Detail from 1937 Budweiser advertisement.


And US magazine Collector’s Weekly suggests that, actually, the practice may have taken off even before that:

During the 1880s, as breweries expanded and pasteurization allowed them to send products longer distances, beer-glass advertising became popular. A few of these early advertising glasses used color-embossed logos, but most relied on an acid-etching silkscreen process… Once alcohol was legalized again in the 1930s, glassware designed for beer was often colorfully painted with a brewery’s name and company slogan, such as “Walter’s Beer tastes better” or “Arrow 77: It Hits the Spot.”

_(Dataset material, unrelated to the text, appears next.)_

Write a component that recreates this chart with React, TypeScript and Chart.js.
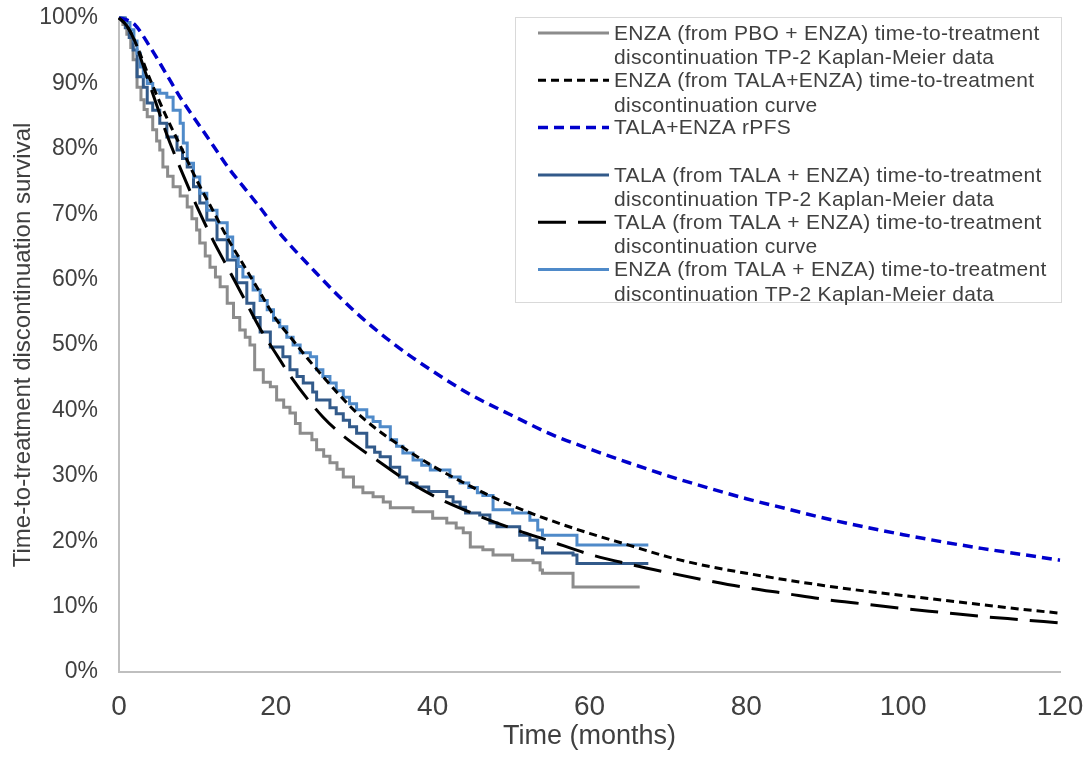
import React, { useEffect, useRef } from "react";
import { Chart, registerables } from "chart.js";

Chart.register(...registerables);

const FONT = "'Liberation Sans', Arial, sans-serif";

// Axis ticks
const xTickValues = [0, 20, 40, 60, 80, 100, 120];
const yTickStep = 10;

// ENZA (from PBO + ENZA) TTD Kaplan-Meier (grey)
const enzaPboKmTime = [0, 0.5, 1.0, 1.5, 1.8, 2.3, 2.8, 3.2, 3.6, 4.3, 4.8, 5.2, 5.6, 6.2, 6.9, 7.8, 8.7, 9.3, 9.9, 10.3, 11.0, 11.6, 12.3, 12.9, 13.8, 14.6, 15.4, 16.1, 16.7, 17.3, 18.4, 19.3, 20.1, 21.0, 21.8, 22.5, 23.1, 24.6, 25.2, 26.1, 26.9, 27.8, 28.6, 29.9, 31.1, 32.4, 33.7, 34.6, 37.5, 40.0, 41.8, 43.0, 43.9, 44.8, 46.4, 47.7, 50.2, 52.8, 53.7, 54.0, 57.9, 66.4];
const enzaPboKmSurv = [100, 99, 97.5, 95.5, 93.6, 89.4, 87.5, 86, 84.9, 82.9, 81.2, 79.8, 77.2, 75.8, 74.2, 72.8, 71.1, 69.3, 67.6, 65.6, 63.6, 61.9, 60.4, 58.9, 56.4, 54.2, 52.3, 51.2, 50, 46.2, 44.3, 43.6, 41.6, 40.5, 39.6, 38.0, 36.5, 35.5, 34.0, 33.0, 32.0, 31.0, 29.8, 28.3, 27.4, 26.8, 26.0, 25.1, 24.5, 23.5, 22.8, 22.0, 21.3, 19.1, 18.7, 17.9, 17.1, 16.7, 15.6, 15.1, 13.0, 13.0];

// ENZA (from TALA+ENZA) TTD fitted curve (short black dash)
const enzaCurveTime = [0, 1, 2, 4, 6, 8, 10, 12, 14, 16, 18, 20, 22, 24, 26, 28, 30, 33, 36, 40, 45, 50, 55, 60, 65, 70, 75, 80, 85, 90, 95, 100, 105, 110, 115, 120];
const enzaCurveSurv = [100, 98.8, 96.5, 90.5, 85, 80, 75, 70.5, 66, 62, 58, 54, 51, 48, 45.2, 42.5, 40, 37, 34.5, 31.5, 28.3, 25.5, 23.2, 21.2, 19.4, 17.6, 16.2, 15.1, 14.1, 13.2, 12.4, 11.7, 11, 10.3, 9.6, 9.0];

// TALA+ENZA rPFS (blue dash)
const rpfsTime = [0, 1, 2, 4, 6, 8, 10, 12, 14, 16, 18, 20, 25, 30, 35, 40, 45, 50, 55, 60, 65, 70, 75, 80, 85, 90, 95, 100, 105, 110, 115, 120];
const rpfsSurv = [100, 99.7, 99, 95.5, 91.5, 87.5, 84, 80.5, 77, 74, 71, 67.8, 61.2, 55.2, 50.2, 46, 42.3, 39.3, 36.4, 34.1, 32, 30, 28.2, 26.5, 25, 23.5, 22.2, 21, 19.9, 18.9, 18, 17.1];

// TALA (from TALA + ENZA) TTD Kaplan-Meier (dark blue)
const talaKmTime = [0, 0.8, 1.3, 1.8, 2.3, 3.1, 3.6, 4.3, 5.2, 6.1, 7.4, 8.1, 8.7, 9.5, 10.3, 11.2, 12.5, 13.8, 15.0, 16.3, 17.2, 18.0, 19.3, 20.9, 21.8, 22.7, 23.5, 24.7, 25.2, 26.9, 27.7, 28.6, 29.4, 30.3, 31.6, 32.6, 33.3, 34.6, 35.8, 36.7, 38.0, 39.5, 41.8, 42.6, 43.5, 44.2, 46.0, 47.3, 48.2, 51.1, 52.4, 53.3, 54.0, 57.9, 58.4, 67.5];
const talaKmSurv = [100, 98.5, 97, 95.1, 91, 89.4, 87, 85.9, 83.9, 81.8, 79.8, 78.5, 77.2, 74.2, 71.7, 69.1, 66.1, 63, 59.5, 56.4, 54.2, 52, 49.7, 48.2, 46.2, 45.2, 44.2, 42.8, 41.6, 40.4, 39.5, 38.5, 37.5, 36.5, 34.4, 33.6, 32.9, 31.3, 29.8, 28.9, 28.3, 27.6, 26.8, 26.0, 25.2, 24.3, 24.0, 22.8, 22.2, 20.9, 20.2, 19.0, 18.2, 17.9, 16.6, 16.6];

// TALA (from TALA + ENZA) TTD fitted curve (long black dash)
const talaCurveTime = [0, 1, 2, 3, 4, 5, 6, 8, 10, 12, 14, 16, 18, 20, 22, 24, 26, 28, 30, 33, 36, 40, 45, 50, 55, 60, 65, 70, 75, 80, 85, 90, 95, 100, 105, 110, 115, 120];
const talaCurveSurv = [100, 98.8, 96.5, 93, 89.5, 86, 82.5, 76.5, 71, 66, 61.5, 57, 52.5, 48.7, 45, 41.8, 39, 36.7, 34.8, 32.3, 29.8, 27, 24.3, 22, 20, 18, 16.5, 15.2, 14, 12.9, 12, 11.1, 10.4, 9.7, 9.1, 8.5, 8, 7.5];

// ENZA (from TALA + ENZA) TTD Kaplan-Meier (light blue)
const enzaTalaKmTime = [0, 0.7, 1.4, 1.9, 2.3, 2.7, 3.1, 3.6, 4.3, 5.2, 6.1, 6.9, 7.8, 8.2, 8.7, 9.5, 10.3, 11.2, 12.5, 13.8, 14.5, 15.2, 15.8, 17.1, 18.0, 18.9, 19.7, 20.5, 21.4, 22.2, 23.1, 24.4, 25.2, 26.0, 26.9, 27.7, 28.6, 29.4, 30.3, 31.6, 32.4, 33.3, 34.6, 35.4, 36.2, 37.5, 38.6, 39.7, 42.2, 43.5, 44.6, 45.7, 46.4, 47.7, 50.2, 52.4, 53.4, 54.0, 58.4, 67.5];
const enzaTalaKmSurv = [100, 99.3, 98.2, 96.5, 94.6, 92.5, 91, 90, 89, 88.5, 87.9, 85.9, 83.9, 80.9, 77.8, 75.7, 73.2, 70.6, 68.7, 66.5, 63.5, 62, 60.4, 58.4, 56.8, 55.4, 53.8, 52.8, 51.2, 50.0, 48.8, 48.2, 46.2, 45.2, 44.2, 43.0, 42.0, 41.0, 40.1, 39.0, 38.3, 37.5, 35.5, 34.5, 33.5, 32.4, 31.6, 30.9, 29.8, 28.9, 28.2, 27.4, 27.0, 24.8, 24.3, 23.2, 21.7, 20.9, 19.4, 19.4];

const legendEntries = [
  { lines: ["ENZA (from PBO + ENZA) time-to-treatment", "discontinuation TP-2 Kaplan-Meier data"], color: "#8c8c8c", dash: [] as number[], width: 3 },
  { lines: ["ENZA (from TALA+ENZA) time-to-treatment", "discontinuation curve"], color: "#000000", dash: [8, 5], width: 3 },
  { lines: ["TALA+ENZA rPFS"], color: "#0000cc", dash: [10, 6], width: 3.5 },
  { lines: ["TALA (from TALA + ENZA) time-to-treatment", "discontinuation TP-2 Kaplan-Meier data"], color: "#325a8a", dash: [] as number[], width: 3 },
  { lines: ["TALA (from TALA + ENZA) time-to-treatment", "discontinuation curve"], color: "#000000", dash: [28, 12], width: 3 },
  { lines: ["ENZA (from TALA + ENZA) time-to-treatment", "discontinuation TP-2 Kaplan-Meier data"], color: "#4f8ac9", dash: [] as number[], width: 3 },
];

const toPts = (t: number[], s: number[]) => t.map((x, i) => ({ x, y: s[i] }));

const legendPlugin = {
  id: "boxLegend",
  afterDraw(chart: any) {
    const ctx = chart.ctx as CanvasRenderingContext2D;
    const boxL = 515, boxT = 17, boxR = 1062, boxB = 303;
    ctx.save();
    ctx.fillStyle = "#ffffff";
    ctx.fillRect(boxL, boxT, boxR - boxL, boxB - boxT);
    ctx.strokeStyle = "#d9d9d9";
    ctx.lineWidth = 1;
    ctx.setLineDash([]);
    ctx.strokeRect(boxL + 0.5, boxT + 0.5, boxR - boxL - 1, boxB - boxT - 1);
    const firstY = 33;
    const entryStep = 47.3;
    const lineStep = 24.5;
    ctx.font = `21px ${FONT}`;
    try { (ctx as any).letterSpacing = "0.3px"; } catch (e) {}
    ctx.textBaseline = "middle";
    ctx.textAlign = "left";
    legendEntries.forEach((e, i) => {
      const y = firstY + i * entryStep;
      ctx.beginPath();
      ctx.strokeStyle = e.color;
      ctx.lineWidth = e.width;
      ctx.setLineDash(e.dash);
      ctx.moveTo(538, y);
      ctx.lineTo(609, y);
      ctx.stroke();
      ctx.setLineDash([]);
      ctx.fillStyle = "#404040";
      e.lines.forEach((ln, j) => ctx.fillText(ln, 614, y + j * lineStep + 1));
    });
    ctx.restore();
  },
};

export default function App() {
  const ref = useRef<HTMLCanvasElement | null>(null);
  useEffect(() => {
    if (!ref.current) return;
    const chart = new Chart(ref.current, {
      type: "line",
      data: {
        datasets: [
          { label: "TALA curve", data: toPts(talaCurveTime, talaCurveSurv), borderColor: "#000000", borderWidth: 3, borderDash: [28, 12], cubicInterpolationMode: "monotone", order: 0 },
          { label: "ENZA curve", data: toPts(enzaCurveTime, enzaCurveSurv), borderColor: "#000000", borderWidth: 3, borderDash: [8, 5], cubicInterpolationMode: "monotone", order: 1 },
          { label: "rPFS", data: toPts(rpfsTime, rpfsSurv), borderColor: "#0000cc", borderWidth: 3.5, borderDash: [10, 6], cubicInterpolationMode: "monotone", order: 2 },
          { label: "ENZA TALA KM", data: toPts(enzaTalaKmTime, enzaTalaKmSurv), borderColor: "#4f8ac9", borderWidth: 3, stepped: "before", order: 3 },
          { label: "TALA KM", data: toPts(talaKmTime, talaKmSurv), borderColor: "#325a8a", borderWidth: 3, stepped: "before", order: 4 },
          { label: "ENZA PBO KM", data: toPts(enzaPboKmTime, enzaPboKmSurv), borderColor: "#8c8c8c", borderWidth: 3, stepped: "before", order: 5 },
        ] as any,
      },
      options: {
        animation: false,
        responsive: true,
        maintainAspectRatio: false,
        layout: { padding: { top: 18, right: 29, left: 0, bottom: 0 } },
        elements: { point: { radius: 0 }, line: { fill: false } },
        datasets: { line: { clip: 6 } as any },
        plugins: { legend: { display: false }, tooltip: { enabled: false } },
        scales: {
          x: {
            type: "linear",
            min: xTickValues[0],
            max: xTickValues[xTickValues.length - 1],
            afterBuildTicks: (s: any) => { s.ticks = xTickValues.map((v) => ({ value: v })); },
            ticks: { font: { size: 28, family: FONT }, color: "#404040", padding: 18 },
            grid: { display: false, drawTicks: false },
            border: { display: true, color: "#bfbfbf", width: 2 },
            title: { display: true, text: "Time (months)", font: { size: 27, family: FONT }, color: "#404040", padding: { top: 0, bottom: 15 } },
            afterFit: (s: any) => { s.height = 96; s.paddingLeft = 0; s.paddingRight = 0; },
          },
          y: {
            type: "linear",
            min: 0,
            max: 100,
            ticks: { stepSize: yTickStep, callback: (v: any) => `${v}%`, font: { size: 23, family: FONT }, color: "#404040", padding: 21 },
            grid: { display: false, drawTicks: false },
            border: { display: true, color: "#bfbfbf", width: 2 },
            title: { display: true, text: "Time-to-treatment discontinuation survival", font: { size: 24, family: FONT }, color: "#404040", padding: { top: 9, bottom: 0 } },
            afterFit: (s: any) => { s.width = 119; s.paddingTop = 0; s.paddingBottom = 0; },
          },
        },
      } as any,
      plugins: [legendPlugin],
    });
    return () => chart.destroy();
  }, []);
  return (
    <div style={{ position: "absolute", left: 0, top: 0, width: 1089, height: 768, background: "#fff" }}>
      <canvas ref={ref} />
    </div>
  );
}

We emailed the American National Association of Breweriana Advertising to see if anyone there might have more definitive information. George Baley put the question to the Association’s board whose responses included the following from Donald Roussin:

I do not know who was first but having gone thru every issue of American Brewer and Western Brewer on file in the Anheuser-Busch corporate library (the latter of which goes back to the early 1870s) I don’t remember seeing a trade ad for glasses until the late 1870s… The earliest glass I know about is from Anheuser-Busch. It is a goblet style, and is simply embossed with ‘Anheuser-Busch’.  This glass is generally dated in collector circles as being produced in the 1876-1880 period.

3. Continental Europe

Which left us with another question: might American brewers of German origin have got the idea from the Old Country?

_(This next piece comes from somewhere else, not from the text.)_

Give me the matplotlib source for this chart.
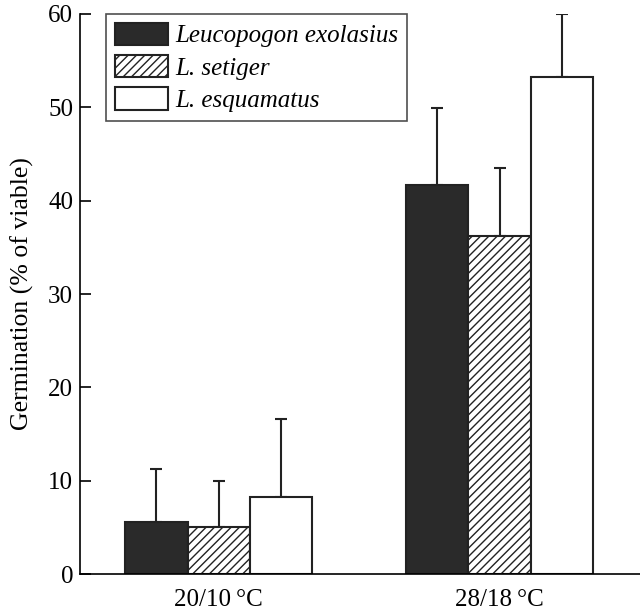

Here, unfortunately, we drew almost a complete blank. Emails weren’t answered, collectors’ websites are generally information-light, language barriers notwithstanding. Most of the collections of decorated beer glasses we could find online, however, date the earliest examples of what we would recognise as branded glassware to around 1900. This Austrian beer glass collector’s website says (our very loose translation):

Beer glasses were first used as an advertising medium from the turn of the century. Until then, beer was not transported far and was drunk only within the close vicinity of the brewery. Only when beer began to be stored and transported did breweries begin applying branding to distinguish one beer from another.

4. Provisional Conclusions

Branded beer glasses are probably an American invention, and probably date back to the 1870s and, until someone convinces us otherwise, we’re giving Anheuser-Busch the credit.

Now prove us wrong.

20 replies on “Q&A: Who Started Branding Glassware, When, and Why?”

Have you looked at Martyn Cornell’s Beer Memorabilia from 2000, that might have some answers.

The when is for historians. The why is fairly obvious I’d of guessed. It reinforces branding in the overall customer experience. By reinforcing branding more people choose a brand and ask for that brand rather than just ask for lager or bitter.

I do know that Walkers Brewery had just one word, their name ‘Walkers’, etched on their glasses in the 1960s. I have at least one, a Babycham-shaped glass, which wasn’t pinched: the licensee, my uncle, gave it to my mother.

That’s interesting and adds to the sense that, for British breweries, all these brightly coloured logos and marketing gewgaws were a bit frowned upon until relatively late in the century.

They’re certainly very into them now but we couldn’t find any evidence that they pioneered the idea. Most vintage ads we could find showed plain glassware up until (guesswork because most aren’t well labelled) the 1920 or 30s. One Belgian glass collector quoted online has two glasses dating back to ‘the end of the 19th century’, which is pretty vague.

As it happens, we had an email from the archivist at Guinness, Eibhlin Colgan, who says the first branded glasses were introduced in the 1950s but not distributed widely. They introduced the ‘Waterford’ tankard with logo in 1964 (Ireland) and 1965 (UK).

It’s not as early as the American or Belgian examples, but doesn’t John Mills drink from a branded Carlsberg glass at the end of “Ice Cold in Alex”? I guess that would have been unusual to a British audience when the film was released in 1958.

Just checked — he does! Good spot. Certainly in line with the idea that Continental breweries got there before us.

You’d think so wouldn’t you but, again, plain glasses in ads up until (off top of my head) the 1960s, and no antique specimens turned up online or in books we looked at.

Here’s some good ones from U.S. for circa-1900. I like the Edelweiss one at the bottom.

I think the old ones were better than today’s where the blotchy labels cover a lot of the glass and you can’t see the colour or movement of the fizz, etc. Takes half the enjoyment away. Oddly perhaps, I don’t mind German branded glasses, maybe because the beer often is so good. But otherwise much prefer the plain sleeve or shaker glass.


I have a couple of branded tulip lager glasses for Barclays Pilsner (with Dr Johnson on) which cannot be later than 1963, when Courage stopped lager brewing at the Southwark brewery and put all its weight behind the new Harp brand, brewed at Alton. However, it’s quite possible these were made for the export and passenger ship market: Barclays Pilsner was a big “ships” brand.

Some updates:

Yesterday we found, in a Whitbread press clippings book at the London Metropolitan Archive, a 1954 Allsop’s lager ad featuring a branded glass, for what that’s worth.

And another flick through David Hughes’s A Bottle of Guinness, Please yields (on p.159) an 1894 ad for Robert Porter Bull Dog brand porter with what looks like engraved logo-bearing glassware. (But that’s pretty much in line with what we’d gleaned from Hugh Rock’s book.)

I’ve just found a GR marked half pint Calsberg tankard in my collection so must be pre 1953. Also gave my uncle Graham a Graham’s Golden Lager glass. It was rebranded Skol in 1959, so pre then.